_Data shown_:
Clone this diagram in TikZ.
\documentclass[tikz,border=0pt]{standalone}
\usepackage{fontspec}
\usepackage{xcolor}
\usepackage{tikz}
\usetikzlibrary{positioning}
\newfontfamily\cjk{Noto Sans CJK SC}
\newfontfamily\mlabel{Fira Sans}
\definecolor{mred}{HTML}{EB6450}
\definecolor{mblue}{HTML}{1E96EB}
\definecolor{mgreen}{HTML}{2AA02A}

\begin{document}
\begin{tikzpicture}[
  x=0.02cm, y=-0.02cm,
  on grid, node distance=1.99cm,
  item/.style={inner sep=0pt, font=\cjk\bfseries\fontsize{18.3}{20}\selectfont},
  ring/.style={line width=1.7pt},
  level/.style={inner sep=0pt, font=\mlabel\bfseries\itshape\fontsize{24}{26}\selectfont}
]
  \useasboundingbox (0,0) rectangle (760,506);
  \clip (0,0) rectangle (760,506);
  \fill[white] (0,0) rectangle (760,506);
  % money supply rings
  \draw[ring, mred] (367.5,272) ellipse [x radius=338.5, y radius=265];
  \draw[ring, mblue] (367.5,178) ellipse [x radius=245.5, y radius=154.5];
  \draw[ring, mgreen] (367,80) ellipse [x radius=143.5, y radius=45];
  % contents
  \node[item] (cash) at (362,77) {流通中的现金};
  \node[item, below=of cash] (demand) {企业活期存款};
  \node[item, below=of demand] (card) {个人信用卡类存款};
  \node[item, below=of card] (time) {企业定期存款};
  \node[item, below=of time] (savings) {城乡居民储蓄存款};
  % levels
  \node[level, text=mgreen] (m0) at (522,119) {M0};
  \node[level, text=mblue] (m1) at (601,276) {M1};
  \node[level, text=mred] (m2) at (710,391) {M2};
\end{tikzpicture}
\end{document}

_Problem details_:
Your task is to repeat every line exactly.

_Output_:
Clone this diagram in TikZ.
\documentclass[tikz,border=0pt]{standalone}
\usepackage{fontspec}
\usepackage{xcolor}
\usepackage{tikz}
\usetikzlibrary{positioning}
\newfontfamily\cjk{Noto Sans CJK SC}
\newfontfamily\mlabel{Fira Sans}
\definecolor{mred}{HTML}{EB6450}
\definecolor{mblue}{HTML}{1E96EB}
\definecolor{mgreen}{HTML}{2AA02A}

\begin{document}
\begin{tikzpicture}[
  x=0.02cm, y=-0.02cm,
  on grid, node distance=1.99cm,
  item/.style={inner sep=0pt, font=\cjk\bfseries\fontsize{18.3}{20}\selectfont},
  ring/.style={line width=1.7pt},
  level/.style={inner sep=0pt, font=\mlabel\bfseries\itshape\fontsize{24}{26}\selectfont}
]
  \useasboundingbox (0,0) rectangle (760,506);
  \clip (0,0) rectangle (760,506);
  \fill[white] (0,0) rectangle (760,506);
  % money supply rings
  \draw[ring, mred] (367.5,272) ellipse [x radius=338.5, y radius=265];
  \draw[ring, mblue] (367.5,178) ellipse [x radius=245.5, y radius=154.5];
  \draw[ring, mgreen] (367,80) ellipse [x radius=143.5, y radius=45];
  % contents
  \node[item] (cash) at (362,77) {流通中的现金};
  \node[item, below=of cash] (demand) {企业活期存款};
  \node[item, below=of demand] (card) {个人信用卡类存款};
  \node[item, below=of card] (time) {企业定期存款};
  \node[item, below=of time] (savings) {城乡居民储蓄存款};
  % levels
  \node[level, text=mgreen] (m0) at (522,119) {M0};
  \node[level, text=mblue] (m1) at (601,276) {M1};
  \node[level, text=mred] (m2) at (710,391) {M2};
\end{tikzpicture}
\end{document}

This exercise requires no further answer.